China’s billionaire farmer sees a tipping point in sky-high hog prices as herd recovers from African swine fever’s decimation

Yujing Liu

Muyuan Foods, China’s largest pig farmer by market value, expects hog prices to fall over the next two to three years, as the industry’s output recovers from a sweeping epidemic that decimated the country’s herd by 40 per cent at one point.

The African swine fever, harmless to humans but fatal to pigs, spread to China in late 2018 and propelled a national crisis as the price of pork surged fourfold to a historical high of 41 yuan per kg through November last year.
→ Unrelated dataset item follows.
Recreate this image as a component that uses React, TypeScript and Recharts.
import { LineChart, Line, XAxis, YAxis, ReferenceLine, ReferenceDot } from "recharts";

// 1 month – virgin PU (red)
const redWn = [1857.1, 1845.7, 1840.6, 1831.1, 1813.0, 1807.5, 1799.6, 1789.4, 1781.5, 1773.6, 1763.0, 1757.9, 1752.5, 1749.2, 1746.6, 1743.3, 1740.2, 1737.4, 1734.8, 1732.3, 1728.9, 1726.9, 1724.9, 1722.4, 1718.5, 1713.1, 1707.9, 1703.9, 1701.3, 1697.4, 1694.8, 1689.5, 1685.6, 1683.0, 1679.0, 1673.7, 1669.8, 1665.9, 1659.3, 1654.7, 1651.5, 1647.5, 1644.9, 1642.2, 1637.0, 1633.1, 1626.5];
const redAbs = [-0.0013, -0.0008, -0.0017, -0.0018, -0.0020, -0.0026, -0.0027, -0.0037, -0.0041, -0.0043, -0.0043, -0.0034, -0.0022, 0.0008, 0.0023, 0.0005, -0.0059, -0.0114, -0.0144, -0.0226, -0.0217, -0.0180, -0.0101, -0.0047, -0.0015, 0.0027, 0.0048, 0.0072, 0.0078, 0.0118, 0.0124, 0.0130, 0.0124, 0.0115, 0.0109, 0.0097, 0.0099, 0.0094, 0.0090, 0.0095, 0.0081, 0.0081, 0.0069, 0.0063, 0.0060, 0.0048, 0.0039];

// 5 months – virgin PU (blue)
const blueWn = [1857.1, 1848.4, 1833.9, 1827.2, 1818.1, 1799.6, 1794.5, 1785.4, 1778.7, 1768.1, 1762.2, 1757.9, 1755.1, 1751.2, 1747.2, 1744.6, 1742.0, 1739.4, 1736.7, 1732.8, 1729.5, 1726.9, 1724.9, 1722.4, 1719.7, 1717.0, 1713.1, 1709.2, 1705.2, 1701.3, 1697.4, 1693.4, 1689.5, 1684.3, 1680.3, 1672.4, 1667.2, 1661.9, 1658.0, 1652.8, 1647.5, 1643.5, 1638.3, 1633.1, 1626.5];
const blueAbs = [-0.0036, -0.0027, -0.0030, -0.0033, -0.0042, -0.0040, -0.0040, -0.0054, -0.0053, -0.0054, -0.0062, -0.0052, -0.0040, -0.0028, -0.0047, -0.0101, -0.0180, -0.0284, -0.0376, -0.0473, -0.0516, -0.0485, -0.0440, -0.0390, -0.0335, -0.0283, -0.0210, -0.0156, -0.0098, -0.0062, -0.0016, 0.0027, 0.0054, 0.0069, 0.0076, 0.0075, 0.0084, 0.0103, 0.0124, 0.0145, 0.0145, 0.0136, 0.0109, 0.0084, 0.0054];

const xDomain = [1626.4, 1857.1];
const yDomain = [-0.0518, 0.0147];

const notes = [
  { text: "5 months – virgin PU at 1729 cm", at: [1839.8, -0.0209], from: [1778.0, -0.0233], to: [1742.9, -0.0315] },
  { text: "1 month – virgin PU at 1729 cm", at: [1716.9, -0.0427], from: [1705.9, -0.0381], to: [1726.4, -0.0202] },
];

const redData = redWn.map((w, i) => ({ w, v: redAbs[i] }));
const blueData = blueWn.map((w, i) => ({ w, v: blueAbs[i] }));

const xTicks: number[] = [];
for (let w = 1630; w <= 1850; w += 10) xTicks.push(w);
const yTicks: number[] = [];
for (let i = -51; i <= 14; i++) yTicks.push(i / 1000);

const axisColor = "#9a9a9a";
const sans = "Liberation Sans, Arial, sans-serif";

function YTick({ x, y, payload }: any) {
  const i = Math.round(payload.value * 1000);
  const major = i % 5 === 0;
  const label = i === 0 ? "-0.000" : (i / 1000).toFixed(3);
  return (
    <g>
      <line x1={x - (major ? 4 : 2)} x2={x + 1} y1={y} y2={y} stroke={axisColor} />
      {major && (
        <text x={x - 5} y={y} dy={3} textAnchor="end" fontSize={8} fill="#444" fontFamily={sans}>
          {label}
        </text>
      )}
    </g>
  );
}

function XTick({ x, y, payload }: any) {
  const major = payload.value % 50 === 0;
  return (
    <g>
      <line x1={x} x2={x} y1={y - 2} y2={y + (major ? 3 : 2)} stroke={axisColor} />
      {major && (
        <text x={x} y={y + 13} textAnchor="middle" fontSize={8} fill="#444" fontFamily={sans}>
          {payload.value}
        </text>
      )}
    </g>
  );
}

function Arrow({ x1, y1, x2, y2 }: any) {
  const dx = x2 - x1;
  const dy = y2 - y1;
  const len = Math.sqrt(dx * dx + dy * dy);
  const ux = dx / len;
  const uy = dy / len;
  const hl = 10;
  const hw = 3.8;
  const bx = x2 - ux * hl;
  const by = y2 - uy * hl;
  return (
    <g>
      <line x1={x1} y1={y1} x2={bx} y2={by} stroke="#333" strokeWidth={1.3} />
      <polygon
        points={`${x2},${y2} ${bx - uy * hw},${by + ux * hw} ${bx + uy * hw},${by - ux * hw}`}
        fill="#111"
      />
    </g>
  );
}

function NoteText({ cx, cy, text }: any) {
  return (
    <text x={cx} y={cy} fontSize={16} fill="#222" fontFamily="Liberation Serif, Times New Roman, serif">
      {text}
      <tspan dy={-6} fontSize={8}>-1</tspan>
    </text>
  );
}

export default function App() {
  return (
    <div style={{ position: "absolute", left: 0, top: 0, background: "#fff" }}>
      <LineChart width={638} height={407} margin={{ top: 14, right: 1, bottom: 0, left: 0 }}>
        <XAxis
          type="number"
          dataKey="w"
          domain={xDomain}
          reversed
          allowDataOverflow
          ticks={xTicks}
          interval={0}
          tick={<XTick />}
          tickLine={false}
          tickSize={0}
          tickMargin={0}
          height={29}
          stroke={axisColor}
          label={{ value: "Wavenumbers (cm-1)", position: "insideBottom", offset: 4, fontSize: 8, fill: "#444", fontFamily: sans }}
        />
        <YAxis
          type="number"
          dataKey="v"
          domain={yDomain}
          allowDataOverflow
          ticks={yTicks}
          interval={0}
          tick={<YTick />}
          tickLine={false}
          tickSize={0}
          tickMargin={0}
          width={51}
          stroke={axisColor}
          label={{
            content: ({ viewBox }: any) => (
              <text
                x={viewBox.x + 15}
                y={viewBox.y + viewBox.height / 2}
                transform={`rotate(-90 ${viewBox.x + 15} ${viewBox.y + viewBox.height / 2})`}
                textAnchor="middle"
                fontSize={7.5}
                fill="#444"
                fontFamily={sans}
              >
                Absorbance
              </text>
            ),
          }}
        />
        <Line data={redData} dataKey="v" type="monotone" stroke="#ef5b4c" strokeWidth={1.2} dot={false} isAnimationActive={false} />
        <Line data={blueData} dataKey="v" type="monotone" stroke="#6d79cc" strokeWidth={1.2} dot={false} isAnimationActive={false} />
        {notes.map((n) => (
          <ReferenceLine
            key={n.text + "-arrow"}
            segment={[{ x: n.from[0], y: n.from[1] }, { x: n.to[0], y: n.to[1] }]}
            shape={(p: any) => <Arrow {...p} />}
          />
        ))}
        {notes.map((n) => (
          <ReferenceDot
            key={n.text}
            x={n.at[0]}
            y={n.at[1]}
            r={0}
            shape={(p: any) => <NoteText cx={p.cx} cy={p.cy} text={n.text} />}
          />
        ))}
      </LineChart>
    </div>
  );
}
The price of the most important meat source in the Chinese diet retreated since the Lunar New Year to 28 yuan last week amid rising local output, imports and new entrants.

“Now pig farming is a freely competitive market, which means when pork prices are high, more people enter and supply increases,” said Qin Yinglin, chairman of Muyuan Foods based in central China’s Henan province. “Under this situation, the big trend over the next two to three years is that prices will move from high to low.”
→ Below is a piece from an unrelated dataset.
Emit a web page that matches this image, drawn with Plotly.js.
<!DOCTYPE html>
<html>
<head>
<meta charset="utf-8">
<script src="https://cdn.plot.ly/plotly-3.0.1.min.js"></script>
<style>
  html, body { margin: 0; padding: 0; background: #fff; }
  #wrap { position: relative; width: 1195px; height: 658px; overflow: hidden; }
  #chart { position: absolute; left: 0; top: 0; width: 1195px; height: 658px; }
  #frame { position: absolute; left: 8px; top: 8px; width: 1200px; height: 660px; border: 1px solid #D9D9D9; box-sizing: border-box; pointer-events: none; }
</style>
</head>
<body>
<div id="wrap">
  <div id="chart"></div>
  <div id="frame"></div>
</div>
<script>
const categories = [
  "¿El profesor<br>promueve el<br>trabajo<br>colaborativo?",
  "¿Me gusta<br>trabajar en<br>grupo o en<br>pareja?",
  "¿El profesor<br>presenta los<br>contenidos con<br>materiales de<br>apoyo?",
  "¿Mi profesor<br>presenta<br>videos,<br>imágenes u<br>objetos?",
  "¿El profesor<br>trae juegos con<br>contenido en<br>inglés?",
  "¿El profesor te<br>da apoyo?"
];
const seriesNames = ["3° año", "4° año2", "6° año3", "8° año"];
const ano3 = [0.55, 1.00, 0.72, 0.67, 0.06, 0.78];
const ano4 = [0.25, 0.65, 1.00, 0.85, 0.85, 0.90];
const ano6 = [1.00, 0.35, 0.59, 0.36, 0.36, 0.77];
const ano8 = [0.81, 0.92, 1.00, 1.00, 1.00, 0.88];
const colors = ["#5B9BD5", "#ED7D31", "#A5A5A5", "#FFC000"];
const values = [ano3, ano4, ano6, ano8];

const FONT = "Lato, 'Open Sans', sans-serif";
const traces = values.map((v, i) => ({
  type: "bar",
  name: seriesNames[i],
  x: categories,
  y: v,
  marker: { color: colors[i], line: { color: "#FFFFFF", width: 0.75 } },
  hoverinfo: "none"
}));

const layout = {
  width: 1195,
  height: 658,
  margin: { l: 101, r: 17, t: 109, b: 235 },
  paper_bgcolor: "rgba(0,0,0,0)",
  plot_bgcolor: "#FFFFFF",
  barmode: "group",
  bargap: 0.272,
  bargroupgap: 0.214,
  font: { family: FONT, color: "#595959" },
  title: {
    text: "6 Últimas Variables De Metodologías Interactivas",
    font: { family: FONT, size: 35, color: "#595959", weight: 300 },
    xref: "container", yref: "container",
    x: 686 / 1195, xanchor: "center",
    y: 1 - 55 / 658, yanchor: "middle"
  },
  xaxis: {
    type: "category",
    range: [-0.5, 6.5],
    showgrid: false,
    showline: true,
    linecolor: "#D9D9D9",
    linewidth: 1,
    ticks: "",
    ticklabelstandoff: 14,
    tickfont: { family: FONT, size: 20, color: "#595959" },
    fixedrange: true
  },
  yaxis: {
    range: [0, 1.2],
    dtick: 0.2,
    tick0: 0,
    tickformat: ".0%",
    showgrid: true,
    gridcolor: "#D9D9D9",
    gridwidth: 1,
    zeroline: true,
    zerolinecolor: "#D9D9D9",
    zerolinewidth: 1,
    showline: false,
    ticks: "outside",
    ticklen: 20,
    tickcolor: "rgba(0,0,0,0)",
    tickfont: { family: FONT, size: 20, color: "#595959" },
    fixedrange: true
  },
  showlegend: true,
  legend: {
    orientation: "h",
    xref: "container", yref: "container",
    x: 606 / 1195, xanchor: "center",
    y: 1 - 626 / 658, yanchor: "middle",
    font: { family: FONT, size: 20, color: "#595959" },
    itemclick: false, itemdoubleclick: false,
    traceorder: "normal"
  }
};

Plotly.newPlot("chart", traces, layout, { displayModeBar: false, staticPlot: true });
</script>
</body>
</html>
Despite the anticipated decline, pork prices are likely to stay above their previous troughs reached in 2018 and 2014 during the last two cycles as producers are likely to want to protect their margin, Qin said in a video interview with the Post.

“The cost of pig farming has increased since the African swine fever outbreak,” said Qin, China’s ninth richest person in 2019 with a net worth of US$17 billion according to Forbes. “Investments in n ewer equipment, like pig houses, are essential to keep pigs healthy.”

How long the down cycle runs will determine the fortunes of the two dozens listed corporate players, tens of millions of individual farmers as well as many newcomers in the suddenly lucrative industry. The pork crisis has spurred research for a vaccine, and a scam involving a fake cure for the virus.

Pork producers’ profits soared broadly last year, driven by surging prices after hog population dwindled by more than a fifth to 544 million pigs in 2019. Shenzhen-listed Muyuan Foods, for example, reported a 1,075 per cent jump in net profit to 6.1 billion yuan in 2019 from a year earlier.

Qin’s personal wealth shot up along with Muyuan’s share price, which skyrocketed 209 per cent over last year. The shares have climbed 29 per cent so far this year to 114.94 yuan. Its closest rival Wen’s Foodstuffs Group tumbled 22 per cent in the same period.

The quick fortune has prompted players from other industries to rush into the field, with the latest being China Vanke, the nation’s third-largest developer. This, however, is “beneficial to the industry’s supply and consumers,” Qin said, adding that they will contribute to the upgrading and reform of the industry.

Still, new supply will not come quick enough to help end the crisis, or soothe the misery among the consumers, according to Wen Pengcheng, chairman of Wens Foodstuffs Group, who expects “high level” of prices to persist this year.

China plans to restructure meat supply system after triple health scares sparked by animal virus: Jefferies

“China's sow herd is still at a historically low level, even though output has recovered somewhat since late last year. This will impact the hog production this year substantially, he said in a written statement. “The African swine fever virus remains a major challenge to China's pig farming industry.”

Pork is one of the biggest components in the basket of goods that make up the consumer price index. The index has risen for 11 consecutive months through January, driving China’s inflation to an eight-year high, before the coronavirus outbreak cooled demand.

Pork supply will remain tight this year, Liu Yonghao, chairman of New Hope Group, one of China’s largest pig breeders, predicted recently.

“Hog output won't form a surplus this year. We will still see a shortage of pork and high pork price in 2020,” said Liu, adding that there may be oversupply in the coming few years.

Muyuan has set the target to produce 17.5 million to 20 million hogs this year, almost doubling its output last year at 10.3 million, Qin said in the interview.

The company adopts a heavy-asset model of building and operating its own pig houses, unlike most of its competitors who commission villagers to raise pigs on behalf of the company. This means Muyuan has control over how it raises the hogs, a key to better efficiency.

Muyuan is trying to introduce smart technology to the pig farming industry, such as unmanned inspection equipment that can be applied in multi-story pig houses, which could potentially improve the herd’s health, according to Qin. It is also boosting automation in the farming process, making sure procedures from feeding to room temperature control are all automatically performed.